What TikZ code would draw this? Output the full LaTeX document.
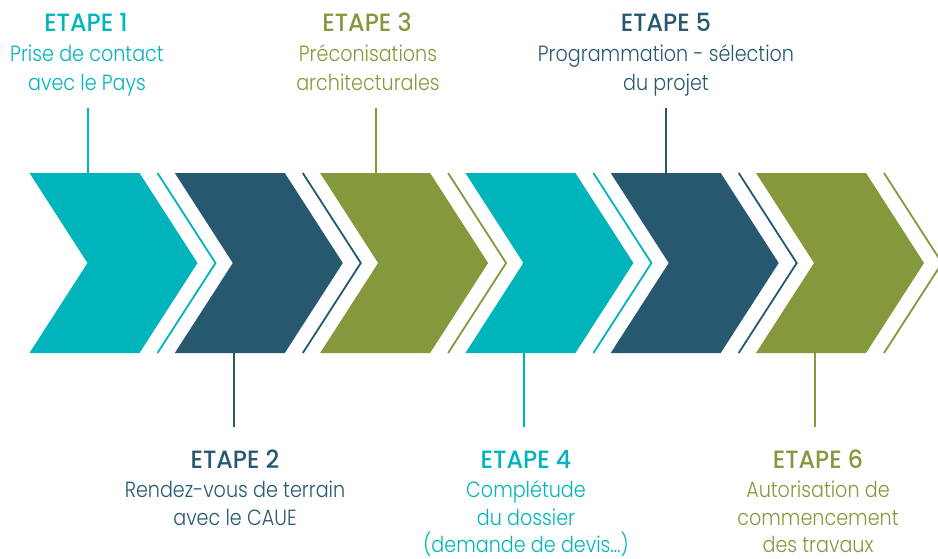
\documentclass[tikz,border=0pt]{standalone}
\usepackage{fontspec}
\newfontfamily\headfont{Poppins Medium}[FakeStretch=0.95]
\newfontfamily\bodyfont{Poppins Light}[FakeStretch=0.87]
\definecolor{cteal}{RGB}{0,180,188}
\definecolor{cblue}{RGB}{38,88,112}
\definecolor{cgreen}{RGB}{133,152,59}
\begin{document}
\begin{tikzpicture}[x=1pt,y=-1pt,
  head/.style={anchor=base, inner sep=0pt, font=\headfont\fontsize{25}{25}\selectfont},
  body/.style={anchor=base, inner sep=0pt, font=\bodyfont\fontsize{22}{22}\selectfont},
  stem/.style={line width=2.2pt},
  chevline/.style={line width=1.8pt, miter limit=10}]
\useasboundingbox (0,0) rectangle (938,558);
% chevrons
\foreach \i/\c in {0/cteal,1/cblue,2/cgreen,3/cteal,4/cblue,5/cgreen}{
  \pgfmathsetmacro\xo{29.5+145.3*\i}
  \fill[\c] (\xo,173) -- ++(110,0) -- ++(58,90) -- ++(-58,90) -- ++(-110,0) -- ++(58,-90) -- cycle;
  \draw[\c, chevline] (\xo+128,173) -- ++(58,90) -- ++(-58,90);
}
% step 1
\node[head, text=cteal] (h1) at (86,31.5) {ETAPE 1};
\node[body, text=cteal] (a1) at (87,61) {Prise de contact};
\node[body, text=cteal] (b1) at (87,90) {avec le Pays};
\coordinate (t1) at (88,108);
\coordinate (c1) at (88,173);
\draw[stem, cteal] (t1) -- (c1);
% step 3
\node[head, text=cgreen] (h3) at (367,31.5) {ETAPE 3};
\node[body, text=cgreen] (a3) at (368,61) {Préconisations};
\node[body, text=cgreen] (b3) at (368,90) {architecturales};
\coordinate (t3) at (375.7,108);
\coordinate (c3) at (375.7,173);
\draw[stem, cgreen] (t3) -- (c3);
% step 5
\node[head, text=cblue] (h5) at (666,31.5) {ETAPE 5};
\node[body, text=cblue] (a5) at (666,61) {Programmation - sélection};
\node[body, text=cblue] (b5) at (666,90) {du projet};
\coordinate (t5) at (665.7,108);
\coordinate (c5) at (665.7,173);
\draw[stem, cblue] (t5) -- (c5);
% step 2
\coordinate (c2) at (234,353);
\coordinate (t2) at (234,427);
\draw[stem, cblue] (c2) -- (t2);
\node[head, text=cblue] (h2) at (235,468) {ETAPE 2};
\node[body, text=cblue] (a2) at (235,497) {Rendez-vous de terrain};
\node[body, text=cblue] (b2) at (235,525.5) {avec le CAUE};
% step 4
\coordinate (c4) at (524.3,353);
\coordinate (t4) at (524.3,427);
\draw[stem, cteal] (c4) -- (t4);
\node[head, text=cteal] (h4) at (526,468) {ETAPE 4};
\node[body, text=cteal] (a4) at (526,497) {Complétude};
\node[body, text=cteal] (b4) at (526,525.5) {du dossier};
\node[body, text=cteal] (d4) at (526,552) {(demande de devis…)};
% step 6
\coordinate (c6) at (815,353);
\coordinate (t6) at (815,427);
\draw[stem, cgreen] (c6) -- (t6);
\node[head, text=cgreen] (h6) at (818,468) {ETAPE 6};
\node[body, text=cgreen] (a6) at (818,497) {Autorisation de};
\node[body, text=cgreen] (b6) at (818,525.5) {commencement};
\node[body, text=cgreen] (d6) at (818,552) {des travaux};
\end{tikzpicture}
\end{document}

+---+

» STATED TASK: Transcribe the full listing above exactly as it stands, minus the pictures.

» TASK ANSWER:
What TikZ code would draw this? Output the full LaTeX document.
\documentclass[tikz,border=0pt]{standalone}
\usepackage{fontspec}
\newfontfamily\headfont{Poppins Medium}[FakeStretch=0.95]
\newfontfamily\bodyfont{Poppins Light}[FakeStretch=0.87]
\definecolor{cteal}{RGB}{0,180,188}
\definecolor{cblue}{RGB}{38,88,112}
\definecolor{cgreen}{RGB}{133,152,59}
\begin{document}
\begin{tikzpicture}[x=1pt,y=-1pt,
  head/.style={anchor=base, inner sep=0pt, font=\headfont\fontsize{25}{25}\selectfont},
  body/.style={anchor=base, inner sep=0pt, font=\bodyfont\fontsize{22}{22}\selectfont},
  stem/.style={line width=2.2pt},
  chevline/.style={line width=1.8pt, miter limit=10}]
\useasboundingbox (0,0) rectangle (938,558);
% chevrons
\foreach \i/\c in {0/cteal,1/cblue,2/cgreen,3/cteal,4/cblue,5/cgreen}{
  \pgfmathsetmacro\xo{29.5+145.3*\i}
  \fill[\c] (\xo,173) -- ++(110,0) -- ++(58,90) -- ++(-58,90) -- ++(-110,0) -- ++(58,-90) -- cycle;
  \draw[\c, chevline] (\xo+128,173) -- ++(58,90) -- ++(-58,90);
}
% step 1
\node[head, text=cteal] (h1) at (86,31.5) {ETAPE 1};
\node[body, text=cteal] (a1) at (87,61) {Prise de contact};
\node[body, text=cteal] (b1) at (87,90) {avec le Pays};
\coordinate (t1) at (88,108);
\coordinate (c1) at (88,173);
\draw[stem, cteal] (t1) -- (c1);
% step 3
\node[head, text=cgreen] (h3) at (367,31.5) {ETAPE 3};
\node[body, text=cgreen] (a3) at (368,61) {Préconisations};
\node[body, text=cgreen] (b3) at (368,90) {architecturales};
\coordinate (t3) at (375.7,108);
\coordinate (c3) at (375.7,173);
\draw[stem, cgreen] (t3) -- (c3);
% step 5
\node[head, text=cblue] (h5) at (666,31.5) {ETAPE 5};
\node[body, text=cblue] (a5) at (666,61) {Programmation - sélection};
\node[body, text=cblue] (b5) at (666,90) {du projet};
\coordinate (t5) at (665.7,108);
\coordinate (c5) at (665.7,173);
\draw[stem, cblue] (t5) -- (c5);
% step 2
\coordinate (c2) at (234,353);
\coordinate (t2) at (234,427);
\draw[stem, cblue] (c2) -- (t2);
\node[head, text=cblue] (h2) at (235,468) {ETAPE 2};
\node[body, text=cblue] (a2) at (235,497) {Rendez-vous de terrain};
\node[body, text=cblue] (b2) at (235,525.5) {avec le CAUE};
% step 4
\coordinate (c4) at (524.3,353);
\coordinate (t4) at (524.3,427);
\draw[stem, cteal] (c4) -- (t4);
\node[head, text=cteal] (h4) at (526,468) {ETAPE 4};
\node[body, text=cteal] (a4) at (526,497) {Complétude};
\node[body, text=cteal] (b4) at (526,525.5) {du dossier};
\node[body, text=cteal] (d4) at (526,552) {(demande de devis…)};
% step 6
\coordinate (c6) at (815,353);
\coordinate (t6) at (815,427);
\draw[stem, cgreen] (c6) -- (t6);
\node[head, text=cgreen] (h6) at (818,468) {ETAPE 6};
\node[body, text=cgreen] (a6) at (818,497) {Autorisation de};
\node[body, text=cgreen] (b6) at (818,525.5) {commencement};
\node[body, text=cgreen] (d6) at (818,552) {des travaux};
\end{tikzpicture}
\end{document}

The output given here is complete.